Sylvia Scarlett foi um tremendo fracasso comercial, quando se estreou em 1935. Tão rotundo, que Katharine Hepburn até pediu desculpa aos produtores da RKO comprometendo-se a entrar num filme subsequente sem cobrar salário. Mas confirmava-se aí a condição de «veneno de bilheteira», que a fez purgar breve pena na Broadway antes de voltar a Hollywood para se consagrar como uma das suas atrizes mais bem sucedidas.
Remetido para o limbo dos flops o filme viria a ser redescoberto e valorizado pela comunidade LGBT, que se encantou com a ideia da protagonista passar quase todo o filme travestizada num homem e até passar pela situação de ser beijada por outra mulher. O que espanta é como os censores do código Hayes deixaram passar essa cena explicitamente lésbica!!
Nem bem comédia, mas sem chegar a melodrama (mesmo que o personagem interpretado por Edmund Gwenn morra tragicamente à beira-mar!) o filme demonstra que, apesar de ser reconhecido como um excelente realizador de filmes com mulheres nos papéis principais, George Cukor não chegava aos calcanhares de Lubitsch ou Howard Hawks. Mas vale sobretudo pelos maravilhosos desempenhos de todos os atores, os principais e os secundários, nenhum deles interpretando personagens que correspondam a qualquer estereotipado modelo de virtudes.
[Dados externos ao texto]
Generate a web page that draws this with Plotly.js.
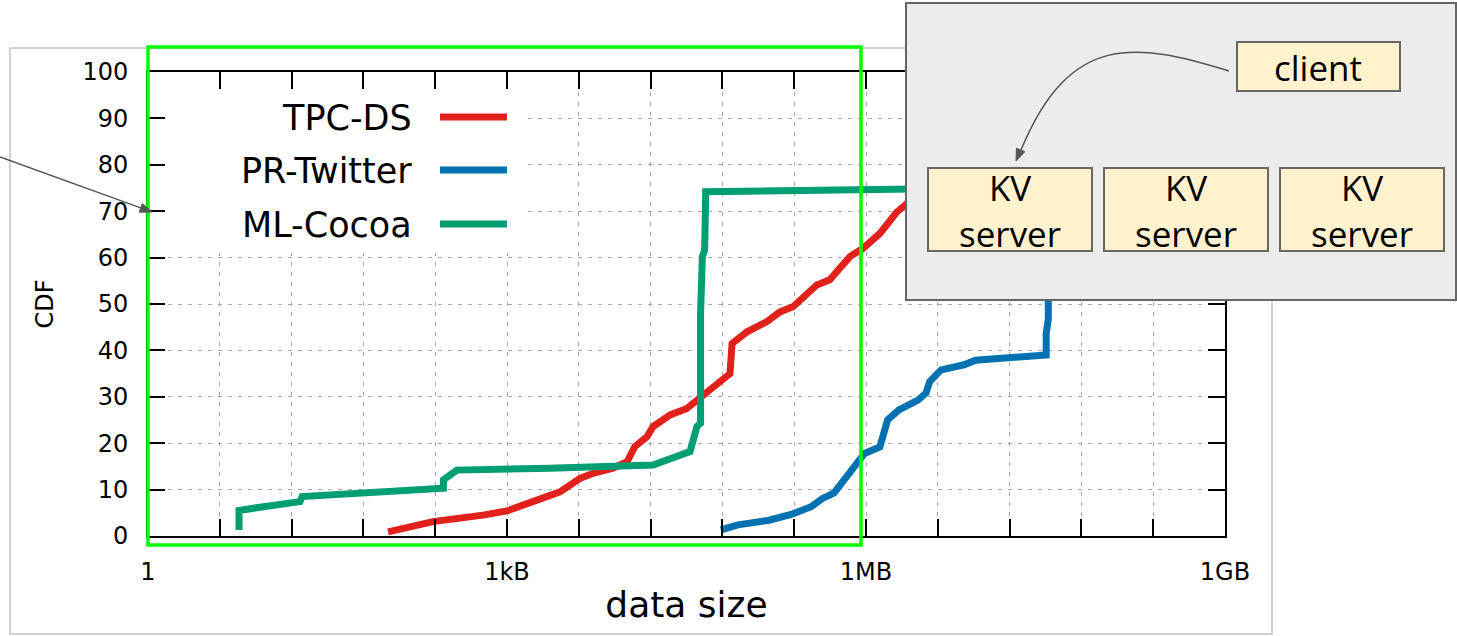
<!DOCTYPE html>
<html><head><meta charset="utf-8">
<script src="https://cdn.plot.ly/plotly-3.0.1.min.js"></script>
<style>html,body{margin:0;padding:0;background:#fff;} #chart{width:1457px;height:636px;}</style>
</head><body><div id="chart"></div>
<script>
// ---------- data ----------
const seriesNames  = ['TPC-DS', 'PR-Twitter', 'ML-Cocoa'];
const seriesColors = ['#e3211c', '#0072b2', '#009e73'];

// data size in bytes, CDF in percent
const tpcSize = [103, 245, 645, 1024, 1596, 2350, 2850, 4190, 5390, 7920, 10400, 12100, 15300, 17200,
                 23900, 33000, 42500, 59000, 75900, 79000, 105500, 155000, 199000, 256000, 322000,
                 406000, 521000, 633000, 768000, 990000, 1370000, 1900000, 2400000];
const tpcCdf  = [0.9, 3.1, 4.5, 5.4, 7.2, 8.8, 9.5, 12.4, 13.5, 14.6, 16.0, 19.3, 21.4, 23.6,
                 26.1, 27.5, 29.7, 32.5, 35.0, 41.5, 44.0, 46.2, 48.3, 49.4, 51.6,
                 54.1, 55.2, 58.0, 60.2, 62.0, 65.2, 69.8, 72.0];

const twitterSize = [63800, 88500, 161000, 251000, 363000, 453000, 566000, 700000, 881000, 1020000,
                     1370000, 1470000, 1590000, 1980000, 2860000, 3340000, 3590000, 4470000, 6970000,
                     8690000, 34000000, 34000000, 35400000, 35400000];
const twitterCdf  = [1.3, 2.4, 3.4, 4.7, 6.3, 8.1, 9.3, 12.4, 16.0, 17.8,
                     19.2, 22.1, 25.0, 27.2, 29.3, 30.8, 33.3, 35.8, 36.9,
                     37.9, 39.0, 43.7, 46.6, 53.0];

const cocoaSize = [5.8, 5.8, 8.7, 18.8, 19.6, 63.5, 300, 300, 388, 2350, 14100, 17200, 35100, 37100,
                   40100, 43000, 43000, 44500, 46500, 47500, 1370000, 2600000];
const cocoaCdf  = [1.3, 5.5, 6.2, 7.4, 8.5, 9.3, 10.3, 12.1, 14.2, 14.6, 14.9, 15.3, 18.2, 20.0,
                   23.6, 24.3, 48.0, 60.2, 61.6, 74.2, 74.6, 74.8];

const xTickVals = [1, 4, 16, 64, 256, 1024, 4096, 16384, 65536, 262144, 1048576, 4194304,
                   16777216, 67108864, 268435456, 1073741824];
const xTickText = ['1', '', '', '', '', '1kB', '', '', '', '', '1MB', '', '', '', '', '1GB'];
const xTitle = 'data size';
const yTitle = 'CDF';

const clientLabel = 'client';
const serverLabels = ['KV<br>server', 'KV<br>server', 'KV<br>server'];

// ---------- figure ----------
const W = 1457, H = 636;
const X = px => px / W;          // pixel -> paper (margins are 0)
const Y = py => 1 - py / H;

const xs = [tpcSize, twitterSize, cocoaSize];
const ys = [tpcCdf, twitterCdf, cocoaCdf];
const traces = seriesNames.map((n, i) => ({
  type: 'scatter', mode: 'lines', name: n, x: xs[i], y: ys[i],
  line: {color: seriesColors[i], width: 7}, hoverinfo: 'skip'
}));

function tri(tipX, tipY, fromX, fromY, len, half) {
  const dx = tipX - fromX, dy = tipY - fromY, d = Math.hypot(dx, dy);
  const ux = dx / d, uy = dy / d;
  const bx = tipX - ux * len, by = tipY - uy * len;
  const p1 = [bx - uy * half, by + ux * half], p2 = [bx + uy * half, by - ux * half];
  return {path: `M ${X(tipX)},${Y(tipY)} L ${X(p1[0])},${Y(p1[1])} L ${X(p2[0])},${Y(p2[1])} Z`,
          base: [bx, by]};
}

const shapes = [];
// page panel with soft edge
shapes.push({type: 'rect', xref: 'paper', yref: 'paper', x0: X(10), x1: X(1272), y0: Y(634), y1: Y(48),
  line: {color: '#d2d2d2', width: 2}, fillcolor: '#ffffff', layer: 'below'});
// opaque key box (covers the grid behind the key)
shapes.push({type: 'rect', xref: 'x', yref: 'y', x0: 1.03, x1: 1450, y0: 61, y1: 99.6,
  line: {width: 0}, fillcolor: '#ffffff', layer: 'between'});
// key samples
const keyY = [117, 170, 224];
seriesColors.forEach((c, i) => shapes.push({type: 'line', xref: 'paper', yref: 'paper',
  x0: X(440), x1: X(507), y0: Y(keyY[i]), y1: Y(keyY[i]), line: {color: c, width: 7}, layer: 'above'}));
// green highlight rectangle
shapes.push({type: 'rect', xref: 'paper', yref: 'paper', x0: X(148), x1: X(861), y0: Y(545), y1: Y(47),
  line: {color: '#00ff00', width: 3.5}, fillcolor: 'rgba(0,0,0,0)', layer: 'above'});
// left pointer arrow
const a1 = tri(152, 212, 0, 157, 12, 4.5);
shapes.push({type: 'line', xref: 'paper', yref: 'paper', x0: X(0), y0: Y(157), x1: X(a1.base[0]), y1: Y(a1.base[1]),
  line: {color: '#555555', width: 1.5}, layer: 'above'});
shapes.push({type: 'path', xref: 'paper', yref: 'paper', path: a1.path, fillcolor: '#555555',
  line: {color: '#555555', width: 1}, layer: 'above'});
// grey diagram box
shapes.push({type: 'rect', xref: 'paper', yref: 'paper', x0: X(906), x1: X(1456), y0: Y(300), y1: Y(3),
  line: {color: '#666666', width: 2}, fillcolor: '#ececec', layer: 'above'});
// client box
shapes.push({type: 'rect', xref: 'paper', yref: 'paper', x0: X(1237), x1: X(1400), y0: Y(91), y1: Y(42),
  line: {color: '#666666', width: 2}, fillcolor: '#fff2cc', layer: 'above'});
// server boxes
const srvX = [[928, 1092], [1104, 1268], [1280, 1444]];
srvX.forEach(s => shapes.push({type: 'rect', xref: 'paper', yref: 'paper', x0: X(s[0]), x1: X(s[1]),
  y0: Y(251), y1: Y(168), line: {color: '#666666', width: 2}, fillcolor: '#fff2cc', layer: 'above'}));
// curved arrow client -> server
shapes.push({type: 'path', xref: 'paper', yref: 'paper', layer: 'above',
  path: `M ${X(1229)},${Y(71)} C ${X(1135)},${Y(42)} ${X(1070)},${Y(32)} ${X(1021)},${Y(150)}`,
  line: {color: '#555555', width: 1.5}});
const a2 = tri(1016, 161, 1070, 32, 12, 4.5);
shapes.push({type: 'path', xref: 'paper', yref: 'paper', path: a2.path, fillcolor: '#555555',
  line: {color: '#555555', width: 1}, layer: 'above'});

const annotations = [];
seriesNames.forEach((n, i) => annotations.push({xref: 'paper', yref: 'paper', x: X(414), y: Y(keyY[i] + 1),
  xanchor: 'right', yanchor: 'middle', text: n, showarrow: false,
  font: {family: 'DejaVu Sans', size: 35, color: '#000'}}));
annotations.push({xref: 'paper', yref: 'paper', x: X(1318), y: Y(67), xanchor: 'center', yanchor: 'middle',
  text: clientLabel, showarrow: false, font: {family: 'Open Sans', size: 35, color: '#000'}});
srvX.forEach((s, i) => annotations.push({xref: 'paper', yref: 'paper', x: X((s[0] + s[1]) / 2), y: Y(210),
  xanchor: 'center', yanchor: 'middle', text: serverLabels[i], showarrow: false,
  font: {family: 'Open Sans', size: 35, color: '#000'}}));

const axCommon = {
  ticks: 'inside', ticklen: 17, tickwidth: 2, tickcolor: '#000',
  showline: true, linecolor: '#000', linewidth: 2, mirror: 'ticks',
  showgrid: true, gridcolor: '#a8a8a8', gridwidth: 1, griddash: '4px,6px',
  zeroline: false, automargin: false, fixedrange: true,
  tickfont: {family: 'DejaVu Sans', size: 24, color: '#000'}
};

const layout = {
  width: W, height: H, margin: {l: 0, r: 0, t: 0, b: 0},
  paper_bgcolor: '#ffffff', plot_bgcolor: 'rgba(0,0,0,0)', showlegend: false,
  font: {family: 'DejaVu Sans', color: '#000'},
  xaxis: Object.assign({}, axCommon, {
    type: 'log', domain: [148 / W, 1225 / W], range: [0, Math.log10(xTickVals[xTickVals.length - 1])],
    tickmode: 'array', tickvals: xTickVals, ticktext: xTickText, ticklabelstandoff: 13,
    title: {text: xTitle, font: {family: 'DejaVu Sans', size: 36, color: '#000'}, standoff: 7}
  }),
  yaxis: Object.assign({}, axCommon, {
    domain: [(H - 536) / H, (H - 72) / H], range: [0, 100], tick0: 0, dtick: 10, ticklabelstandoff: 13,
    title: {text: yTitle, font: {family: 'DejaVu Sans', size: 24, color: '#000'}, standoff: 22}
  }),
  shapes: shapes, annotations: annotations
};

Plotly.newPlot('chart', traces, layout, {displayModeBar: false, staticPlot: true});
</script></body></html>
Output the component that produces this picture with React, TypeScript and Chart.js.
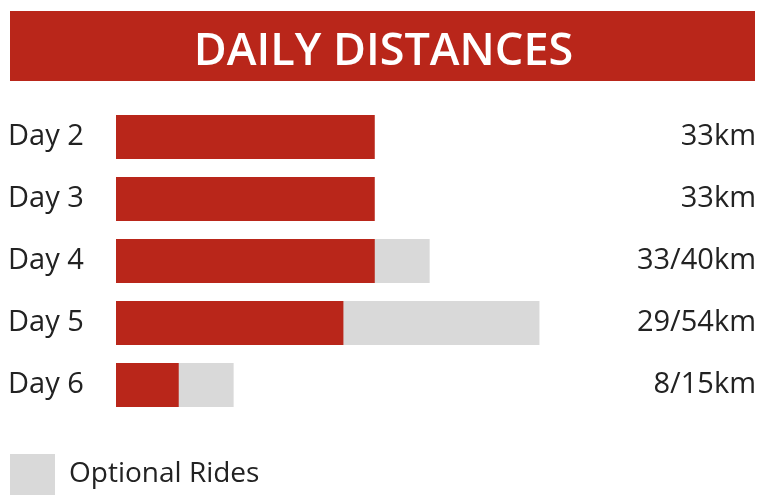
import React, { useEffect, useRef } from "react";
import { Chart, registerables } from "chart.js";

Chart.register(...registerables);

const TITLE = "DAILY DISTANCES";
const days = ["Day 2", "Day 3", "Day 4", "Day 5", "Day 6"];
const mainRides = [33, 33, 33, 29, 8];
const optionalTotals: (number | null)[] = [null, null, 40, 54, 15];
const distanceLabels = mainRides.map((v, i) =>
  optionalTotals[i] != null ? `${v}/${optionalTotals[i]}km` : `${v}km`
);

const RED = "#b9261a";
const GREY = "#d9d9d9";
const TEXT = "#222222";
const FONT = "'Open Sans', sans-serif";

const bannerPlugin = {
  id: "banner",
  beforeDraw(chart: any) {
    const { ctx, width } = chart;
    ctx.save();
    ctx.fillStyle = RED;
    ctx.fillRect(10, 11, width - 14, 70);
    ctx.restore();
  },
};

const rightLabelsPlugin = {
  id: "rightLabels",
  afterDatasetsDraw(chart: any) {
    const { ctx, width } = chart;
    const yScale = chart.scales.y;
    ctx.save();
    ctx.fillStyle = TEXT;
    ctx.font = `400 29px ${FONT}`;
    ctx.textAlign = "right";
    ctx.textBaseline = "middle";
    distanceLabels.forEach((t, i) => {
      ctx.fillText(t, width - 3, yScale.getPixelForValue(i));
    });
    ctx.restore();
  },
};

export default function App() {
  const ref = useRef<HTMLCanvasElement | null>(null);
  useEffect(() => {
    if (!ref.current) return;
    const chart = new Chart(ref.current, {
      type: "bar",
      data: {
        labels: days,
        datasets: [
          {
            label: "Main Ride",
            data: mainRides,
            backgroundColor: RED,
            grouped: false,
            barPercentage: 0.71,
            categoryPercentage: 1,
          } as any,
          {
            label: "Optional Rides",
            data: optionalTotals,
            backgroundColor: GREY,
            grouped: false,
            barPercentage: 0.71,
            categoryPercentage: 1,
          } as any,
        ],
      },
      options: {
        indexAxis: "y",
        animation: false,
        responsive: false,
        maintainAspectRatio: false,
        layout: { padding: { left: 8, right: 0, top: 0, bottom: -10 } },
        scales: {
          x: {
            min: 0,
            max: 82,
            display: true,
            grid: { display: false },
            border: { display: false },
            ticks: { display: false },
            afterFit: (s: any) => {
              s.height = 36;
            },
          },
          y: {
            grid: { display: false },
            border: { display: false },
            ticks: {
              crossAlign: "far",
              color: TEXT,
              font: { family: FONT, size: 29 },
            },
            afterFit: (s: any) => {
              s.width = 108;
            },
          },
        },
        plugins: {
          title: {
            display: true,
            text: TITLE,
            color: "#ffffff",
            font: { family: FONT, size: 45, weight: "600" as any, lineHeight: 1.2 },
            padding: { top: 25, bottom: 27 },
          },
          legend: {
            position: "bottom",
            align: "start",
            labels: {
              filter: (item: any) => item.text === "Optional Rides",
              boxWidth: 45,
              boxHeight: 41,
              padding: 2,
              color: TEXT,
              font: { family: FONT, size: 28 },
            },
          },
          tooltip: { enabled: false },
        },
      },
      plugins: [bannerPlugin, rightLabelsPlugin],
    });
    return () => chart.destroy();
  }, []);
  return (
    <div style={{ position: "absolute", left: 0, top: 0, width: 759, height: 495, background: "#fff" }}>
      <canvas ref={ref} width={759} height={495} style={{ display: "block" }} />
    </div>
  );
}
Pelo contrário existe uma ambivalência amoral, que explica por que os espectadores desses anos 30 não encontraram motivos para se identificarem com a complexidade de todos eles: porque há o velho trafulha sem jeito para as trafulhices, o jovem vigarista sem escrúpulos, a rapariga inocente mas capaz de se disfarçar de rapaz para livrar o pai da perseguição policial, a antiga criada promovida a atriz de cabaré e compulsivamente adúltera, o pintor burguês cujo dandismo justifica que não perca de vista o umbigo ou a refugiada russa meio perdida nas suas estratégias de sobrevivência.
Embora desequilibrado e com uma montagem, que acentua essa sensação, Sylvia Scarlett merece ser visto como exemplo do tipo de filmes em que realizador e os atores iam tirocinando nos primeiros anos do cinema sonoro para almejarem obras futuras mais interessantes. Enquanto objeto museológico revela-se incontornável até pela forma como procurava abordar temas tabus da época contornando-os com uma subtileza, que ainda surpreende.